Looking through my mum’s effects I came across a love letter that my father had written to her before they were married, when he was here in Barnsley and she was back home in Glasgow. I knew of the existence of this letter but I never read it because it was personal. But when she passed, I dared to dip in and it was beautiful. Anyone who knew my dad might not associate him with romance, he was rock solid and decent… but about as likely to turn up with a bunch of red roses as I am to adorn the front cover of Vogue.
To read that he had been busy saving up his brass so that in three week’s time he’d have enough money for a marriage licence, a ring and a few pounds over was touching. Then he went on to say that the sensible thing would be to wait for a few more months and have more money saved. ‘But I don’t feel sensible any more’ he told her, because she had altered all that. When I read it, my heart thumped with deep joy because we don’t think of our sensible parents as young, impulsive things do we?

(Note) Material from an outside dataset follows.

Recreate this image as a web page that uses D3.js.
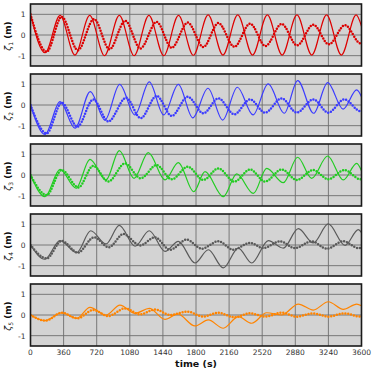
<!DOCTYPE html>
<html><head><meta charset="utf-8">
<script src="https://cdn.jsdelivr.net/npm/d3@7"></script>
<style>body{margin:0;background:#fff}svg{display:block}</style>
</head><body><svg id="c" width="374" height="374"></svg>
<script>
// ---- data (extrema: times in s, values in m) ----
const xTicks = [0,360,720,1080,1440,1800,2160,2520,2880,3240,3600];
const yTicks = [-1,0,1];
const panelSubs = ["1","2","3","4","5"];
const panelColors = ["#dd0000","#3b3bff","#22cc22","#5a5a5a","#ff8400"];

const redLineT = [0,158,322,483,644,805,966,1127,1288,1449,1610,1771,1932,2093,2254,2415,2576,2737,2898,3059,3220,3381,3542,3600];
const redLineV = [1.0,-0.86,0.95,-0.97,0.95,-1.0,0.95,-1.0,0.95,-1.0,0.95,-0.98,0.97,-0.97,0.97,-0.97,0.97,-0.97,0.97,-0.97,0.97,-0.97,0.97,0.42];
const redDotT = [0,176,339,515,690,860,1030,1195,1372,1536,1710,1880,2043,2217,2388,2555,2732,2900,3076,3245,3421,3590,3600];
const redDotV = [1.0,-0.81,0.88,-0.74,0.77,-0.69,0.69,-0.65,0.63,-0.62,0.6,-0.58,0.58,-0.57,0.55,-0.53,0.53,-0.5,0.5,-0.45,0.48,-0.4,-0.4];

const blueLineT = [0,158,321,484,650,810,970,1135,1292,1448,1608,1765,1930,2090,2250,2420,2585,2760,2906,3080,3232,3400,3548,3600];
const blueLineV = [0,-1.42,0.16,-1.12,0.65,-0.73,1.0,-0.48,1.12,-0.48,1.0,-0.62,0.81,-0.73,0.86,-0.48,1.02,-0.4,1.18,-0.4,1.08,-0.2,0.73,0.4];
const blueDotT = [0,176,340,510,683,846,1040,1198,1372,1536,1710,1880,2043,2217,2388,2551,2732,2896,3076,3239,3413,3590,3600];
const blueDotV = [0,-1.37,0.11,-1.05,0.27,-0.8,0.35,-0.64,0.44,-0.53,0.4,-0.4,0.32,-0.45,0.27,-0.37,0.32,-0.37,0.27,-0.37,0.27,-0.3,-0.3];

const greenLineT = [0,158,321,495,647,821,966,1126,1281,1463,1608,1775,1898,2097,2243,2424,2569,2750,2906,3058,3232,3402,3548,3600];
const greenLineV = [0,-1.05,0.27,-0.64,0.76,-0.24,1.18,-0.16,1.08,-0.24,0.6,-0.81,0.16,-1.05,0.05,-0.89,0.32,-0.37,0.86,-0.16,0.92,-0.24,0.56,0.2];
const greenDotT = [0,176,339,520,683,846,1028,1198,1372,1536,1710,1880,2043,2217,2388,2551,2732,2896,3076,3239,3413,3590,3600];
const greenDotV = [0,-0.97,0.24,-0.6,0.44,-0.32,0.56,-0.16,0.48,-0.21,0.4,-0.24,0.32,-0.32,0.27,-0.32,0.27,-0.24,0.24,-0.21,0.24,-0.21,-0.21];

const grayLineT = [0,155,321,502,655,821,966,1137,1292,1463,1608,1789,1934,2097,2260,2406,2587,2750,2913,3076,3239,3421,3566,3600];
const grayLineV = [0,-0.69,0.21,-0.37,0.69,0.05,0.95,-0.06,0.69,-0.31,0.18,-0.87,-0.23,-1.11,-0.15,-0.87,0.21,-0.15,0.79,0.1,1.02,-0.02,0.74,0.6];
const grayDotT = [0,176,339,515,691,852,1010,1192,1354,1518,1699,1862,2043,2206,2388,2532,2714,2877,3058,3221,3402,3566,3600];
const grayDotV = [0,-0.65,0.2,-0.37,0.37,-0.11,0.53,-0.02,0.37,-0.23,0.26,-0.18,0.18,-0.23,0.1,-0.15,0.18,-0.15,0.18,-0.18,0.18,-0.15,-0.12];

const orangeLineT = [0,158,339,502,647,821,973,1137,1292,1463,1600,1789,1934,2097,2260,2406,2569,2732,2913,3076,3239,3402,3548,3600];
const orangeLineV = [0,-0.27,0.11,-0.16,0.37,0.0,0.48,0.08,0.32,-0.21,0.05,-0.53,-0.24,-0.64,-0.08,-0.4,0.11,0.0,0.53,0.24,0.64,0.27,0.53,0.45];
const orangeDotT = [0,165,339,510,683,846,1028,1191,1354,1517,1710,1880,2043,2217,2388,2551,2732,2896,3076,3239,3413,3590,3600];
const orangeDotV = [0,-0.27,0.11,-0.16,0.24,-0.05,0.32,0.03,0.27,0.0,0.16,-0.08,0.11,-0.11,0.08,-0.08,0.11,-0.08,0.08,-0.08,0.08,-0.08,-0.08];

// ---- build ----
const zip = (T,V) => T.map((t,i)=>({t:t, v:V[i]}));
const panels = [
  {line: zip(redLineT,redLineV), dots: zip(redDotT,redDotV)},
  {line: zip(blueLineT,blueLineV), dots: zip(blueDotT,blueDotV)},
  {line: zip(greenLineT,greenLineV), dots: zip(greenDotT,greenDotV)},
  {line: zip(grayLineT,grayLineV), dots: zip(grayDotT,grayDotV)},
  {line: zip(orangeLineT,orangeLineV), dots: zip(orangeDotT,orangeDotV)}
];

const svg = d3.select("#c");
const L = 30.5, R = 361.5, H = 62, step = 70, top0 = 4;
const x = d3.scaleLinear().domain([0,3600]).range([L,R]);
const font = "DejaVu Sans, Verdana, sans-serif";

panels.forEach((p,i)=>{
  const top = top0 + i*step;
  const y = d3.scaleLinear().domain([-1.5,1.5]).range([top+H, top]);
  const g = svg.append("g");
  g.append("rect").attr("x",L).attr("y",top).attr("width",R-L).attr("height",H).attr("fill","#d3d3d3");
  g.append("clipPath").attr("id","cp"+i).append("rect").attr("x",L).attr("y",top).attr("width",R-L).attr("height",H);
  // grid
  g.selectAll(".vg").data(xTicks).enter().append("line")
    .attr("x1",d=>x(d)).attr("x2",d=>x(d)).attr("y1",top).attr("y2",top+H)
    .attr("stroke","#6e6e6e").attr("stroke-width",0.9);
  g.selectAll(".hg").data(yTicks).enter().append("line")
    .attr("x1",L).attr("x2",R).attr("y1",d=>y(d)).attr("y2",d=>y(d))
    .attr("stroke","#6e6e6e").attr("stroke-width",0.9);
  // y tick labels
  g.selectAll(".yl").data(yTicks).enter().append("text")
    .attr("x",L-5).attr("y",d=>y(d)+3).attr("text-anchor","end")
    .attr("font-family",font).attr("font-size",7.5).attr("fill","#333")
    .text(d=>d);
  // series
  const lineGen = d3.line().x(d=>x(d.t)).y(d=>y(d.v)).curve(d3.curveMonotoneX);
  const c = panelColors[i];
  const inner = g.append("g").attr("clip-path","url(#cp"+i+")");
  inner.append("path").attr("d",lineGen(p.line)).attr("fill","none")
    .attr("stroke",c).attr("stroke-width",1.2);
  inner.append("path").attr("d",lineGen(p.dots)).attr("fill","none")
    .attr("stroke",c).attr("stroke-width",2.5).attr("stroke-linecap","round")
    .attr("stroke-dasharray","0,2.9");
  // frame
  g.append("rect").attr("x",L).attr("y",top).attr("width",R-L).attr("height",H)
    .attr("fill","none").attr("stroke","#1a1a1a").attr("stroke-width",1.6);
  // y label
  const lab = g.append("text")
    .attr("transform","translate(11,"+(y(0)+1)+") rotate(-90)")
    .attr("text-anchor","middle").attr("font-family",font).attr("font-size",9)
    .attr("fill","#111");
  lab.append("tspan").attr("font-style","italic").text("ζ");
  lab.append("tspan").attr("font-size",6).attr("dy",2).text(panelSubs[i]);
  lab.append("tspan").attr("dy",-2).attr("font-weight","bold").text(" (m)");
});

// x tick labels
const lastBottom = top0 + 4*step + H;
svg.selectAll(".xl").data(xTicks).enter().append("text")
  .attr("x",d=>x(d)).attr("y",lastBottom+9).attr("text-anchor","middle")
  .attr("font-family",font).attr("font-size",7.5).attr("fill","#333")
  .text(d=>d);
svg.append("text").attr("x",(L+R)/2).attr("y",lastBottom+21).attr("text-anchor","middle")
  .attr("font-family",font).attr("font-size",9.5).attr("font-weight","bold").attr("fill","#111")
  .text("time (s)");
</script>
</body></html>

I’m glad mine were and rushed to the altar because they couldn’t wait. So maybe, at sixty myself, it was time to throw caution to the wind, make an appointment at Black Anvil in Wombwell and have those words put on my arm forever, in my dad’s handwriting, lifted from his letter. So I did and I can’t stop looking at it because, stupid as it may sound, I feel as if they are close to me again. It didn’t feel reckless, it felt right. And not being sensible worked out okay for them because they were married for sixty years.
I defy anyone to find a more passionate man about film than Rob Younger at our very own Barnsley Parkway. So here’s a date for your diary – 6pm June 15th , when he will be showing an original 35mm copy of ‘Kes’. There are only two original copies still around and the other is held by the British Film Institute. This copy is owned by Ronnie Steele, the chair of the Kes group who instigated the project to put the Barry Hines memorial statue by the entrance of the Alhambra centre. But the reel is no good sitting in a tin, so he and Rob decided to load up the film for people to see. There will be an interview with Dai Bradley, who played Billy Casper in the film afterwards so grab an ice cream and sit back and enjoy the evening. It’s one of those films best seen in a throng on a big screen and this is part of our local history, so don’t miss out.